--- START Data section ---
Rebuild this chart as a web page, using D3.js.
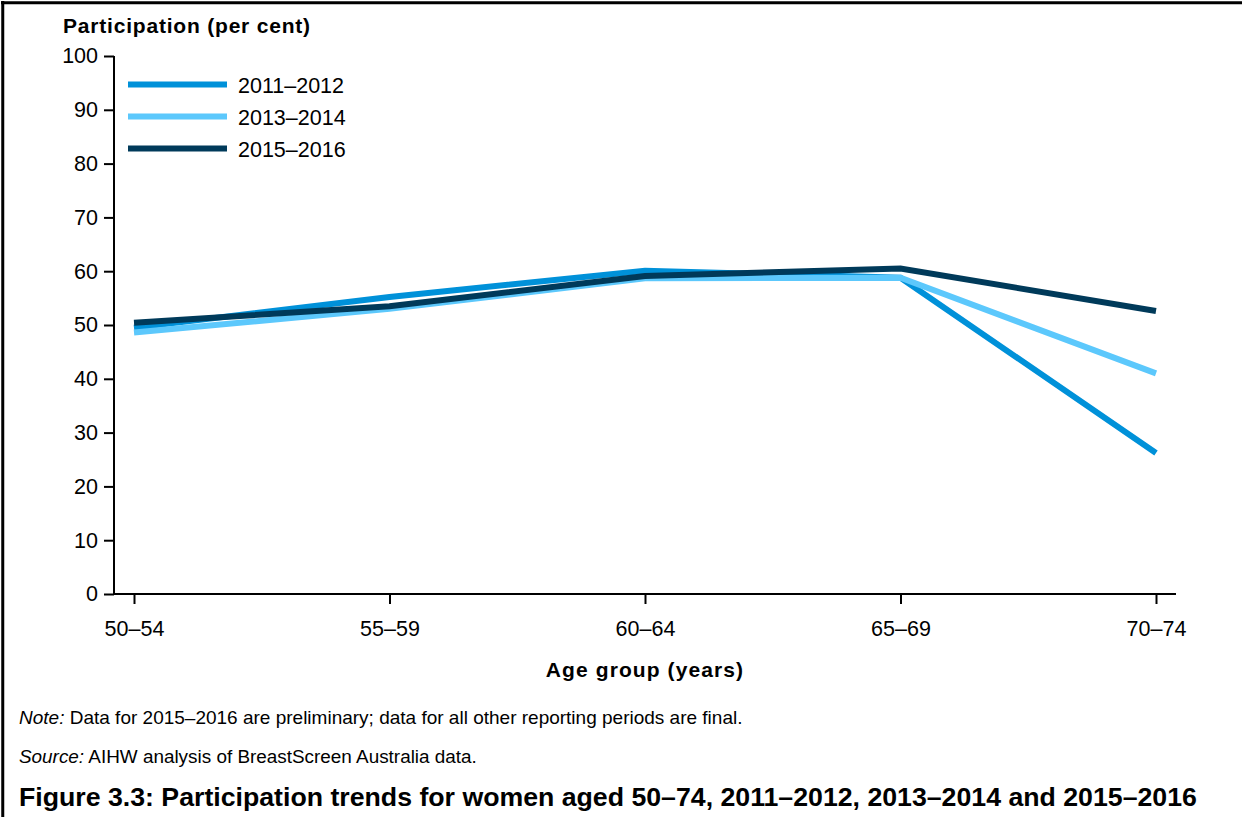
<!DOCTYPE html>
<html>
<head>
<meta charset="utf-8">
<script src="https://cdn.jsdelivr.net/npm/d3@7"></script>
<style>
  html, body { margin: 0; padding: 0; background: #fff; }
  svg { display: block; font-family: "Liberation Sans", Arial, sans-serif; }
</style>
</head>
<body>
<svg id="chart" width="1242" height="817"></svg>
<script>
const categories = ["50–54", "55–59", "60–64", "65–69", "70–74"];
const seriesNames = ["2011–2012", "2013–2014", "2015–2016"];
const values2011 = [49.5, 55.2, 60.1, 58.8, 26.2];
const values2013 = [48.6, 53.0, 58.7, 58.8, 41.0];
const values2015 = [50.4, 53.5, 59.1, 60.5, 52.6];
const seriesColors = ["#0091d9", "#5cc8fc", "#003a5a"];
const yTicks = [0, 10, 20, 30, 40, 50, 60, 70, 80, 90, 100];

const series = [
  { name: seriesNames[0], values: values2011, color: seriesColors[0] },
  { name: seriesNames[1], values: values2013, color: seriesColors[1] },
  { name: seriesNames[2], values: values2015, color: seriesColors[2] }
];

const FONT = "Liberation Sans, Arial, sans-serif";
const svg = d3.select("#chart");

// outer frame (top and left visible)
svg.append("line").attr("x1", 1).attr("y1", 2.75).attr("x2", 1242).attr("y2", 2.75)
  .attr("stroke", "#000").attr("stroke-width", 3);
svg.append("line").attr("x1", 2.75).attr("y1", 1).attr("x2", 2.75).attr("y2", 817)
  .attr("stroke", "#000").attr("stroke-width", 3);

const x = d3.scalePoint().domain(categories).range([134, 1156]);
const y = d3.scaleLinear().domain([0, 100]).range([594, 56]);

// y axis
const yAxis = svg.append("g").attr("transform", "translate(114,0)")
  .call(d3.axisLeft(y).tickValues(yTicks).tickSize(10).tickPadding(6).tickSizeOuter(0));
yAxis.select(".domain").attr("stroke", "#000").attr("stroke-width", 2)
  .attr("d", `M0,${y(100)}V${y(0)}`);
yAxis.selectAll(".tick line").attr("stroke", "#000").attr("stroke-width", 2);
yAxis.selectAll(".tick text").attr("font-size", 21.5).attr("fill", "#000")
  .attr("font-family", FONT);

// x axis
const xAxis = svg.append("g").attr("transform", `translate(0,${y(0)})`)
  .call(d3.axisBottom(x).tickSize(10).tickPadding(17).tickSizeOuter(0));
xAxis.select(".domain").attr("stroke", "#000").attr("stroke-width", 2)
  .attr("d", "M114,0H1176");
xAxis.selectAll(".tick line").attr("stroke", "#000").attr("stroke-width", 2);
xAxis.selectAll(".tick text").attr("font-size", 21.5).attr("fill", "#000")
  .attr("font-family", FONT);

// axis titles
svg.append("text").attr("x", 63).attr("y", 33)
  .attr("font-size", 21).attr("font-weight", "bold").attr("letter-spacing", 0.8).attr("fill", "#000")
  .text("Participation (per cent)");
svg.append("text").attr("x", 645).attr("y", 677).attr("text-anchor", "middle")
  .attr("font-size", 21).attr("font-weight", "bold").attr("letter-spacing", 1.1).attr("fill", "#000")
  .text("Age group (years)");

// lines
const line = d3.line().x((d, i) => x(categories[i])).y(d => y(d));
svg.append("g").selectAll("path").data(series).join("path")
  .attr("d", d => line(d.values))
  .attr("fill", "none")
  .attr("stroke", d => d.color)
  .attr("stroke-width", 6)
  .attr("stroke-linejoin", "miter");

// legend
const legend = svg.append("g");
series.forEach((s, i) => {
  const ly = 84.5 + i * 32;
  legend.append("line").attr("x1", 128).attr("x2", 227).attr("y1", ly).attr("y2", ly)
    .attr("stroke", s.color).attr("stroke-width", 6);
  legend.append("text").attr("x", 238).attr("y", ly + 8.5)
    .attr("font-size", 21.5).attr("fill", "#000").text(s.name);
});

// notes
const note = svg.append("text").attr("x", 19).attr("y", 724).attr("font-size", 19).attr("fill", "#000");
note.append("tspan").attr("font-style", "italic").text("Note:");
note.append("tspan").text(" Data for 2015–2016 are preliminary; data for all other reporting periods are final.");
const src = svg.append("text").attr("x", 19).attr("y", 763).attr("font-size", 18.9).attr("fill", "#000");
src.append("tspan").attr("font-style", "italic").text("Source:");
src.append("tspan").text(" AIHW analysis of BreastScreen Australia data.");

svg.append("text").attr("x", 19).attr("y", 806)
  .attr("font-size", 26.7).attr("font-weight", "bold").attr("fill", "#000")
  .text("Figure 3.3: Participation trends for women aged 50–74, 2011–2012, 2013–2014 and 2015–2016");
</script>
</body>
</html>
--- END Data section ---
Instructions to follow: Copy the listing word for word, excluding its pictures.

Written solution:
Rebuild this chart as a web page, using D3.js.
<!DOCTYPE html>
<html>
<head>
<meta charset="utf-8">
<script src="https://cdn.jsdelivr.net/npm/d3@7"></script>
<style>
  html, body { margin: 0; padding: 0; background: #fff; }
  svg { display: block; font-family: "Liberation Sans", Arial, sans-serif; }
</style>
</head>
<body>
<svg id="chart" width="1242" height="817"></svg>
<script>
const categories = ["50–54", "55–59", "60–64", "65–69", "70–74"];
const seriesNames = ["2011–2012", "2013–2014", "2015–2016"];
const values2011 = [49.5, 55.2, 60.1, 58.8, 26.2];
const values2013 = [48.6, 53.0, 58.7, 58.8, 41.0];
const values2015 = [50.4, 53.5, 59.1, 60.5, 52.6];
const seriesColors = ["#0091d9", "#5cc8fc", "#003a5a"];
const yTicks = [0, 10, 20, 30, 40, 50, 60, 70, 80, 90, 100];

const series = [
  { name: seriesNames[0], values: values2011, color: seriesColors[0] },
  { name: seriesNames[1], values: values2013, color: seriesColors[1] },
  { name: seriesNames[2], values: values2015, color: seriesColors[2] }
];

const FONT = "Liberation Sans, Arial, sans-serif";
const svg = d3.select("#chart");

// outer frame (top and left visible)
svg.append("line").attr("x1", 1).attr("y1", 2.75).attr("x2", 1242).attr("y2", 2.75)
  .attr("stroke", "#000").attr("stroke-width", 3);
svg.append("line").attr("x1", 2.75).attr("y1", 1).attr("x2", 2.75).attr("y2", 817)
  .attr("stroke", "#000").attr("stroke-width", 3);

const x = d3.scalePoint().domain(categories).range([134, 1156]);
const y = d3.scaleLinear().domain([0, 100]).range([594, 56]);

// y axis
const yAxis = svg.append("g").attr("transform", "translate(114,0)")
  .call(d3.axisLeft(y).tickValues(yTicks).tickSize(10).tickPadding(6).tickSizeOuter(0));
yAxis.select(".domain").attr("stroke", "#000").attr("stroke-width", 2)
  .attr("d", `M0,${y(100)}V${y(0)}`);
yAxis.selectAll(".tick line").attr("stroke", "#000").attr("stroke-width", 2);
yAxis.selectAll(".tick text").attr("font-size", 21.5).attr("fill", "#000")
  .attr("font-family", FONT);

// x axis
const xAxis = svg.append("g").attr("transform", `translate(0,${y(0)})`)
  .call(d3.axisBottom(x).tickSize(10).tickPadding(17).tickSizeOuter(0));
xAxis.select(".domain").attr("stroke", "#000").attr("stroke-width", 2)
  .attr("d", "M114,0H1176");
xAxis.selectAll(".tick line").attr("stroke", "#000").attr("stroke-width", 2);
xAxis.selectAll(".tick text").attr("font-size", 21.5).attr("fill", "#000")
  .attr("font-family", FONT);

// axis titles
svg.append("text").attr("x", 63).attr("y", 33)
  .attr("font-size", 21).attr("font-weight", "bold").attr("letter-spacing", 0.8).attr("fill", "#000")
  .text("Participation (per cent)");
svg.append("text").attr("x", 645).attr("y", 677).attr("text-anchor", "middle")
  .attr("font-size", 21).attr("font-weight", "bold").attr("letter-spacing", 1.1).attr("fill", "#000")
  .text("Age group (years)");

// lines
const line = d3.line().x((d, i) => x(categories[i])).y(d => y(d));
svg.append("g").selectAll("path").data(series).join("path")
  .attr("d", d => line(d.values))
  .attr("fill", "none")
  .attr("stroke", d => d.color)
  .attr("stroke-width", 6)
  .attr("stroke-linejoin", "miter");

// legend
const legend = svg.append("g");
series.forEach((s, i) => {
  const ly = 84.5 + i * 32;
  legend.append("line").attr("x1", 128).attr("x2", 227).attr("y1", ly).attr("y2", ly)
    .attr("stroke", s.color).attr("stroke-width", 6);
  legend.append("text").attr("x", 238).attr("y", ly + 8.5)
    .attr("font-size", 21.5).attr("fill", "#000").text(s.name);
});

// notes
const note = svg.append("text").attr("x", 19).attr("y", 724).attr("font-size", 19).attr("fill", "#000");
note.append("tspan").attr("font-style", "italic").text("Note:");
note.append("tspan").text(" Data for 2015–2016 are preliminary; data for all other reporting periods are final.");
const src = svg.append("text").attr("x", 19).attr("y", 763).attr("font-size", 18.9).attr("fill", "#000");
src.append("tspan").attr("font-style", "italic").text("Source:");
src.append("tspan").text(" AIHW analysis of BreastScreen Australia data.");

svg.append("text").attr("x", 19).attr("y", 806)
  .attr("font-size", 26.7).attr("font-weight", "bold").attr("fill", "#000")
  .text("Figure 3.3: Participation trends for women aged 50–74, 2011–2012, 2013–2014 and 2015–2016");
</script>
</body>
</html>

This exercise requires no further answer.